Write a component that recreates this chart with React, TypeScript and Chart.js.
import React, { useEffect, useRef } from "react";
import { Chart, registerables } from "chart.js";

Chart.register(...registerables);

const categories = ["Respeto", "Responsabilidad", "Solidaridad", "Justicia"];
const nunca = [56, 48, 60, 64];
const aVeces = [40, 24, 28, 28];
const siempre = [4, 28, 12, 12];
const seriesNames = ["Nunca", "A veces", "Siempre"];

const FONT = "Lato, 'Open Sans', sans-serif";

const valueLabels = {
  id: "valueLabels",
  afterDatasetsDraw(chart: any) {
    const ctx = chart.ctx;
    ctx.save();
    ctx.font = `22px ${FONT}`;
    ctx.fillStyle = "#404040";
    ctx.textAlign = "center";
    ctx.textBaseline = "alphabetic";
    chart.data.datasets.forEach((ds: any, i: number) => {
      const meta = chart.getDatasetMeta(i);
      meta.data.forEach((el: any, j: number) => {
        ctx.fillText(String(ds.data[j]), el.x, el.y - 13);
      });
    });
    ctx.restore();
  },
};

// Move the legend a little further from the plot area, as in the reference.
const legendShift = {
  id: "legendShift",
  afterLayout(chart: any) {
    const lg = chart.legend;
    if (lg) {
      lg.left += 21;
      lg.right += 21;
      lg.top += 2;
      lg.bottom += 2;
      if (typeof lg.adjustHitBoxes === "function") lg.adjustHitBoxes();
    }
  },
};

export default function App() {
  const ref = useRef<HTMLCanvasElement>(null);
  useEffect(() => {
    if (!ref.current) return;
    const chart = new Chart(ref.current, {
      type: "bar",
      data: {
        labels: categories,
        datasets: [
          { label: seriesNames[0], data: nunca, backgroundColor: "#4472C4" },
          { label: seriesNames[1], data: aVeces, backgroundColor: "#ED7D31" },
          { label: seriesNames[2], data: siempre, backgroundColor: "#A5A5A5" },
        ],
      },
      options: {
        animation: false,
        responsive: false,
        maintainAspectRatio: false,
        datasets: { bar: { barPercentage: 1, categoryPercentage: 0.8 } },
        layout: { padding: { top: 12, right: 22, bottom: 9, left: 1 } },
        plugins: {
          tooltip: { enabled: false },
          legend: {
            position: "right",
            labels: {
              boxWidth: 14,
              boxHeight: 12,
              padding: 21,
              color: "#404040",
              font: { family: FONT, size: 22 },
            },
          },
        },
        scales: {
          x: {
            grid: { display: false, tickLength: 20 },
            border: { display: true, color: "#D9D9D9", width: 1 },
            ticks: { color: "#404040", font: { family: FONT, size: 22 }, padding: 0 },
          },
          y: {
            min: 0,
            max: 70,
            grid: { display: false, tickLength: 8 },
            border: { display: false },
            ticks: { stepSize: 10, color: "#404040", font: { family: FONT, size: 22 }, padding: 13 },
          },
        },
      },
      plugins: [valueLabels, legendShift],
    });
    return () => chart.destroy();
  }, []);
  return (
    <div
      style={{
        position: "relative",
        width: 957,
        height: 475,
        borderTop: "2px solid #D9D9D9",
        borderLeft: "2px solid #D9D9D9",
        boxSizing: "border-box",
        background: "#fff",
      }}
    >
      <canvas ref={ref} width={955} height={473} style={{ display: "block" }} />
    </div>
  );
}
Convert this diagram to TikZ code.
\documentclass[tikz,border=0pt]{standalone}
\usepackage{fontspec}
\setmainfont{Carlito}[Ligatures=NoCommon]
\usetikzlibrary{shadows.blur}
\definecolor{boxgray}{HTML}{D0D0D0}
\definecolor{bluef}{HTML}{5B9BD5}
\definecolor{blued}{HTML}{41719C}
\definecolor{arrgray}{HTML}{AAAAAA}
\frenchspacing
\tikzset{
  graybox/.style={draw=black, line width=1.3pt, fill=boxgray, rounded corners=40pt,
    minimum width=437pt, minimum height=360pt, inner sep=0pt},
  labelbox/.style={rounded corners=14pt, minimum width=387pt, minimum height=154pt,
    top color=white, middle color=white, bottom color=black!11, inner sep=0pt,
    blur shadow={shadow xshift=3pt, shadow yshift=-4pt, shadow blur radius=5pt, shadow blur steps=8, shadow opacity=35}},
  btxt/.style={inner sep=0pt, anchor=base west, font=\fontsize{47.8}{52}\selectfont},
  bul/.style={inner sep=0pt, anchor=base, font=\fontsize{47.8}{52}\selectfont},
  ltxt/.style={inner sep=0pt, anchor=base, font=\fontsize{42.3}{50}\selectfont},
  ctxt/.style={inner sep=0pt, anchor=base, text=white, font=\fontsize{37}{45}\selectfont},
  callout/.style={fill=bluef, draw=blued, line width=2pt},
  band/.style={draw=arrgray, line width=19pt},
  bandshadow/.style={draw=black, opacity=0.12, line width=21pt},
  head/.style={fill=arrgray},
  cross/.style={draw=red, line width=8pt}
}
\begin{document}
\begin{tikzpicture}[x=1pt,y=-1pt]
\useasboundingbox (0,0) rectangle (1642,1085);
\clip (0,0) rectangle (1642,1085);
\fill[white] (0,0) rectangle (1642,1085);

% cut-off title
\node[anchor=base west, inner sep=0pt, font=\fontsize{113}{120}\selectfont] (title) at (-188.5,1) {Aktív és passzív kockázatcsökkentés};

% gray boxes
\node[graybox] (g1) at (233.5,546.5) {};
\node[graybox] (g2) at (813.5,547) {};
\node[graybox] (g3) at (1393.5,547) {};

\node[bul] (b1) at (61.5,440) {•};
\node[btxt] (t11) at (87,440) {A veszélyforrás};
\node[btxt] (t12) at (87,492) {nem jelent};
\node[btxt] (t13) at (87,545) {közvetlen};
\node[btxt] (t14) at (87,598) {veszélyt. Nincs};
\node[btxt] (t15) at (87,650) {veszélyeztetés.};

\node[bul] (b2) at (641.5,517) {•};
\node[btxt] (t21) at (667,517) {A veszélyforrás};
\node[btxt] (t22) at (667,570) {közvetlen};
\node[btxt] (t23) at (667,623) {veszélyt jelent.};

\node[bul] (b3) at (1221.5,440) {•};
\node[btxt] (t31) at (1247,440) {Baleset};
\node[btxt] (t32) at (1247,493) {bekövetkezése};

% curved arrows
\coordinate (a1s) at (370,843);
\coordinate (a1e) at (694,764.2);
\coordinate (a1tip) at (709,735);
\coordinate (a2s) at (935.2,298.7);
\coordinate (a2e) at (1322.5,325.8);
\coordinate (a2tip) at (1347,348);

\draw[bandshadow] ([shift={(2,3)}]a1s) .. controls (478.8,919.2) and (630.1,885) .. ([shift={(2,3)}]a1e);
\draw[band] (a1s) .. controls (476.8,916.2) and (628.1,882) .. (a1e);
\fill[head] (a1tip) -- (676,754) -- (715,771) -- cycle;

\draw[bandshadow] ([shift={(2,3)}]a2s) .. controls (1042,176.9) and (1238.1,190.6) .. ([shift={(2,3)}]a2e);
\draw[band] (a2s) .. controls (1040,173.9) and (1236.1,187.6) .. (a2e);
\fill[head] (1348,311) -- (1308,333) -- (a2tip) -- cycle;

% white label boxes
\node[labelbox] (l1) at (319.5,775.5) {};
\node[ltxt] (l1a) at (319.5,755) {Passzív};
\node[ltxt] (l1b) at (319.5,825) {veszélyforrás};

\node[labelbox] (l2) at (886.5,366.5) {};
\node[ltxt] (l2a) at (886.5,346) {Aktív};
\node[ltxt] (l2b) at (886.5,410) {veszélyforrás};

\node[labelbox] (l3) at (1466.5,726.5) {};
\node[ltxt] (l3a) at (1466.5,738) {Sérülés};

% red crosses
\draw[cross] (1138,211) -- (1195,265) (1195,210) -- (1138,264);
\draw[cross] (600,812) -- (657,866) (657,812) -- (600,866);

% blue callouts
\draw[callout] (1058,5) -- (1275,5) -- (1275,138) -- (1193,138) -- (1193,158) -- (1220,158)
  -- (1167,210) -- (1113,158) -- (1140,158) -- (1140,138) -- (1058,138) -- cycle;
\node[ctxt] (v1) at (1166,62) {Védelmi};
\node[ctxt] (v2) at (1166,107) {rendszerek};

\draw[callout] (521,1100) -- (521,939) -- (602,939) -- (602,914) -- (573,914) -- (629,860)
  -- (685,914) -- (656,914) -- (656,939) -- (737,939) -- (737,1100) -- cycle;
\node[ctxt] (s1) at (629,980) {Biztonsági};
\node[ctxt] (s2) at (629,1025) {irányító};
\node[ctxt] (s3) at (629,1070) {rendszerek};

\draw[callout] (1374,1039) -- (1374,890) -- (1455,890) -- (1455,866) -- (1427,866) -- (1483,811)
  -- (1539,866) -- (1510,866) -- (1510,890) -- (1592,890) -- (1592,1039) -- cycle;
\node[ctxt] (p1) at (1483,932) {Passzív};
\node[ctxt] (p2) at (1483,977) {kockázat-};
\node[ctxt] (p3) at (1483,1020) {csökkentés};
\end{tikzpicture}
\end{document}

* WORK TO COMPLETE:
Exactly as they stand, set down the lines from the top of the data through the line with "Chart.register(...registerables);".

* IN RESPONSE:
Write a component that recreates this chart with React, TypeScript and Chart.js.
import React, { useEffect, useRef } from "react";
import { Chart, registerables } from "chart.js";

Chart.register(...registerables);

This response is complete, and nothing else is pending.